Posted March 1, 2017

Due to the great work of researchers over the last decades, there are numerous drugs and surgical techniques to cure patients of cancer — if the cancer is caught early. And that’s notoriously hard to do, especially when symptoms often only arise in late stages of some of the most lethal cancers. For years, early detection has been the missing piece in the cure to many cancers. Existing tests are not sufficiently accurate, with many false positives and false negatives: 70% to 80% of men with an elevated PSA (prostate-specific antigen) who have a biopsy, for example, do not have cancer. Mammograms, too, were recently deprecated for younger women, due to unacceptably high false positive rates. Without higher accuracy, tests are useless in prevention.

Examining cell-free DNA has been a major breakthrough in recent years, with the most attention on examining tumor DNA. But in fact, only about 0.1% of cell-free DNA in cancer patients comes from tumors. That’s a needle in a haystack search problem. What’s the solution? For Freenome‘s cancer test, it’s looking at the whole haystack — for all kinds of changes. Our blood contains many additional analytes that indicate immunological and metabolic changes. So, for example, rather than only studying DNA fragments from tumor cells, Freenome has learned to decode complex signals coming from other cells in your immune system that change because of the tumor elsewhere.

How exactly can one identify which changes are associated with cancer? This is where machine learning shines, in particular deep learning. Much of the biological details here are complex, far too complex for typical approaches in biomarkers (looking for a specific gene or metabolite). Deep learning methods can quickly identify the relevant patterns (or “features”, to those performing machine learning) in a way that — because of the complexity — humans just couldn’t do.

This, however, leads to another challenge: how to train the machine learning methods. While these are powerful, they require data to learn these complex patterns. Freenome has developed a particularly valuable approach here, as they can work samples that others can’t, allowing them to build large datasets to achieve high accuracy.

This kind of approach marks a new era where machine learning allows us to embrace the complexity that permeates much of biology — without oversimplification, overfitting, or bias — resulting in considerably more accurate tests and earlier cancer detection.
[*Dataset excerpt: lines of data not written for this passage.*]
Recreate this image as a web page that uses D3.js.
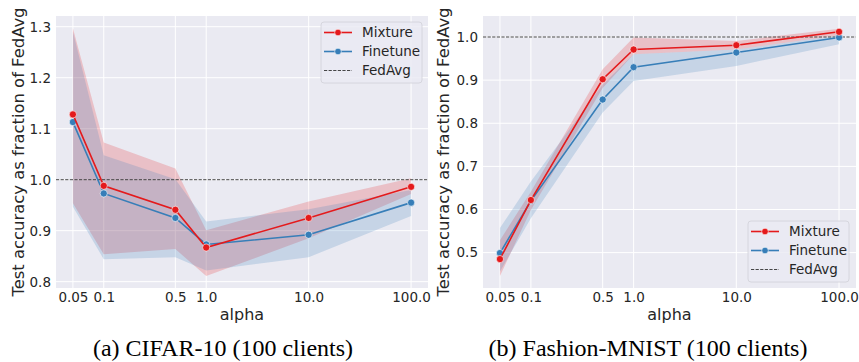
<!DOCTYPE html>
<html>
<head>
<meta charset="utf-8">
<script src="https://cdn.jsdelivr.net/npm/d3@7"></script>
<style>
  body { margin: 0; background: #fff; }
  svg { display: block; }
</style>
</head>
<body>
<div id="chart"></div>
<script>
// Data
const alphas = [0.05, 0.1, 0.5, 1.0, 10.0, 100.0];
const xTickLabels = ["0.05", "0.1", "0.5", "1.0", "10.0", "100.0"];
const seriesNames = ["Mixture", "Finetune", "FedAvg"];

// (a) CIFAR-10
const cifarYTicks = [0.8, 0.9, 1.0, 1.1, 1.2, 1.3];
const cifarMixture = [1.128, 0.988, 0.941, 0.867, 0.925, 0.986];
const cifarMixtureLo = [0.954, 0.854, 0.864, 0.811, 0.885, 0.972];
const cifarMixtureHi = [1.297, 1.073, 1.022, 0.901, 0.957, 1.003];
const cifarFinetune = [1.113, 0.973, 0.925, 0.873, 0.892, 0.955];
const cifarFinetuneLo = [0.947, 0.844, 0.848, 0.822, 0.848, 0.929];
const cifarFinetuneHi = [1.290, 1.048, 1.001, 0.918, 0.942, 0.980];

// (b) Fashion-MNIST
const fmnistYTicks = [0.5, 0.6, 0.7, 0.8, 0.9, 1.0];
const fmnistMixture = [0.485, 0.622, 0.902, 0.971, 0.981, 1.012];
const fmnistMixtureLo = [0.446, 0.599, 0.882, 0.960, 0.971, 1.004];
const fmnistMixtureHi = [0.529, 0.641, 0.925, 0.999, 0.991, 1.019];
const fmnistFinetune = [0.499, 0.620, 0.855, 0.930, 0.964, 0.999];
const fmnistFinetuneLo = [0.456, 0.580, 0.825, 0.898, 0.933, 0.983];
const fmnistFinetuneHi = [0.557, 0.665, 0.890, 0.960, 0.971, 1.004];

const fedAvgLevel = 1.0;

const width = 859;
const height = 362;
const red = "#e41a1c";
const blue = "#377eb8";
const textColor = "#262626";
const sansFont = "'DejaVu Sans', sans-serif";

const svg = d3.select("#chart")
  .append("svg")
  .attr("width", width)
  .attr("height", height);

function drawPanel(p) {
  const g = svg.append("g");

  // log x with 5% padding like matplotlib
  const lo = Math.log10(d3.min(alphas)), hi = Math.log10(d3.max(alphas));
  const pad = (hi - lo) * 0.05;
  const x = d3.scaleLog()
    .domain([Math.pow(10, lo - pad), Math.pow(10, hi + pad)])
    .range([p.left, p.right]);

  const y = d3.scaleLinear()
    .domain(p.yDomain)
    .range([p.bottom, p.top]);

  // background
  g.append("rect")
    .attr("x", p.left)
    .attr("y", p.top)
    .attr("width", p.right - p.left)
    .attr("height", p.bottom - p.top)
    .attr("fill", "#eaeaf2");

  // grid
  g.selectAll(".vgrid")
    .data(alphas)
    .enter()
    .append("line")
    .attr("x1", d => x(d)).attr("x2", d => x(d))
    .attr("y1", p.top).attr("y2", p.bottom)
    .attr("stroke", "#fff").attr("stroke-width", 1);

  g.selectAll(".hgrid")
    .data(p.yTicks)
    .enter()
    .append("line")
    .attr("x1", p.left).attr("x2", p.right)
    .attr("y1", d => y(d)).attr("y2", d => y(d))
    .attr("stroke", "#fff").attr("stroke-width", 1);

  // axes (no domain, no tick marks)
  const xAxis = g.append("g")
    .attr("transform", `translate(0,${p.bottom})`)
    .call(d3.axisBottom(x).tickValues(alphas).tickFormat((d, i) => xTickLabels[i]).tickSize(0).tickPadding(4));
  const yAxis = g.append("g")
    .attr("transform", `translate(${p.left},0)`)
    .call(d3.axisLeft(y).tickValues(p.yTicks).tickFormat(d3.format(".1f")).tickSize(0).tickPadding(5));
  [xAxis, yAxis].forEach(a => {
    a.select(".domain").remove();
    a.selectAll("text")
      .attr("fill", textColor)
      .style("font-family", sansFont)
      .style("font-size", "13.5px");
  });

  // confidence bands
  const area = d3.area()
    .x(d => x(d.a))
    .y0(d => y(d.lo))
    .y1(d => y(d.hi));
  const line = d3.line()
    .x(d => x(d.a))
    .y(d => y(d.v));

  const series = p.series.map(s => ({
    color: s.color,
    pts: alphas.map((a, i) => ({ a: a, v: s.values[i], lo: s.lo[i], hi: s.hi[i] }))
  }));

  series.forEach(s => {
    g.append("path")
      .datum(s.pts)
      .attr("d", area)
      .attr("fill", s.color)
      .attr("fill-opacity", 0.2);
  });

  // FedAvg reference line
  g.append("line")
    .attr("x1", p.left).attr("x2", p.right)
    .attr("y1", y(fedAvgLevel)).attr("y2", y(fedAvgLevel))
    .attr("stroke", "#333")
    .attr("stroke-width", 0.9)
    .attr("stroke-dasharray", "3.2,1.4");

  series.slice().reverse().forEach(s => {
    g.append("path")
      .datum(s.pts)
      .attr("d", line)
      .attr("fill", "none")
      .attr("stroke", s.color)
      .attr("stroke-width", 1.6);
    g.selectAll(null)
      .data(s.pts)
      .enter()
      .append("circle")
      .attr("cx", d => x(d.a))
      .attr("cy", d => y(d.v))
      .attr("r", 3.6)
      .attr("fill", s.color)
      .attr("stroke", "#fff")
      .attr("stroke-width", 0.6);
  });

  // axis labels
  g.append("text")
    .attr("x", (p.left + p.right) / 2)
    .attr("y", p.bottom + 32)
    .attr("text-anchor", "middle")
    .attr("fill", textColor)
    .style("font-family", sansFont)
    .style("font-size", "16px")
    .text("alpha");

  g.append("text")
    .attr("transform", `translate(${p.yLabelX},${(p.top + p.bottom) / 2}) rotate(-90)`)
    .attr("text-anchor", "middle")
    .attr("fill", textColor)
    .style("font-family", sansFont)
    .style("font-size", "16.4px")
    .text("Test accuracy as fraction of FedAvg");

  // caption
  g.append("text")
    .attr("x", p.captionX)
    .attr("y", 356)
    .attr("text-anchor", "middle")
    .attr("fill", "#000")
    .style("font-family", "'Liberation Serif', serif")
    .style("font-size", "24px")
    .text(p.caption);

  // legend
  const lg = g.append("g").attr("transform", `translate(${p.legendX},${p.legendY})`);
  lg.append("rect")
    .attr("width", 101).attr("height", 61)
    .attr("rx", 3)
    .attr("fill", "#eaeaf2").attr("fill-opacity", 0.8)
    .attr("stroke", "#d0d0d8").attr("stroke-width", 0.8);
  const legendItems = [
    { name: seriesNames[0], color: red, marker: true },
    { name: seriesNames[1], color: blue, marker: true },
    { name: seriesNames[2], color: "#333", marker: false }
  ];
  legendItems.forEach((it, i) => {
    const cy = 10.5 + i * 19;
    lg.append("line")
      .attr("x1", 3).attr("x2", 31)
      .attr("y1", cy).attr("y2", cy)
      .attr("stroke", it.color)
      .attr("stroke-width", it.marker ? 1.6 : 0.9)
      .attr("stroke-dasharray", it.marker ? null : "3.2,1.4");
    if (it.marker) {
      lg.append("circle")
        .attr("cx", 17).attr("cy", cy).attr("r", 3.3)
        .attr("fill", it.color).attr("stroke", "#fff").attr("stroke-width", 0.6);
    }
    lg.append("text")
      .attr("x", 41).attr("y", cy + 4.8)
      .attr("fill", textColor)
      .style("font-family", sansFont)
      .style("font-size", "13.5px")
      .text(it.name);
  });
}

drawPanel({
  left: 56, right: 428, top: 16, bottom: 288,
  yDomain: [0.7876, 1.321],
  yTicks: cifarYTicks,
  yLabelX: 24,
  caption: "(a) CIFAR-10 (100 clients)",
  captionX: 223,
  legendX: 321, legendY: 22,
  series: [
    { color: red, values: cifarMixture, lo: cifarMixtureLo, hi: cifarMixtureHi },
    { color: blue, values: cifarFinetune, lo: cifarFinetuneLo, hi: cifarFinetuneHi }
  ]
});

drawPanel({
  left: 483, right: 856, top: 16, bottom: 288,
  yDomain: [0.418, 1.0487],
  yTicks: fmnistYTicks,
  yLabelX: 449,
  caption: "(b) Fashion-MNIST (100 clients)",
  captionX: 648,
  legendX: 748, legendY: 221,
  series: [
    { color: red, values: fmnistMixture, lo: fmnistMixtureLo, hi: fmnistMixtureHi },
    { color: blue, values: fmnistFinetune, lo: fmnistFinetuneLo, hi: fmnistFinetuneHi }
  ]
});
</script>
</body>
</html>
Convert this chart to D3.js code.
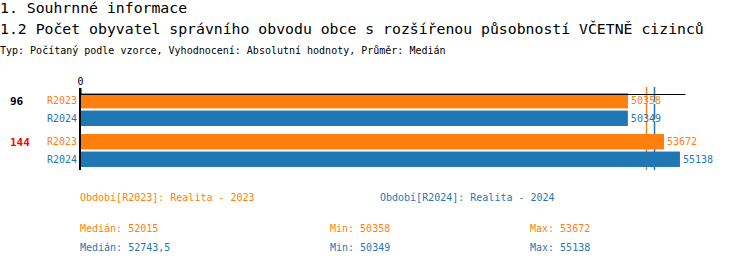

I’m very pleased to announce that we are leading Freenome’s series A financing. Having worked with the company since leading their seed round, we have been delighted with their progress and with the quality of their team, including the original founders and the new hires since our last investment. We look forward to supporting Freenome as they continue and accelerate their novel research, expand to clinical trials, and bring their cancer screenings to market.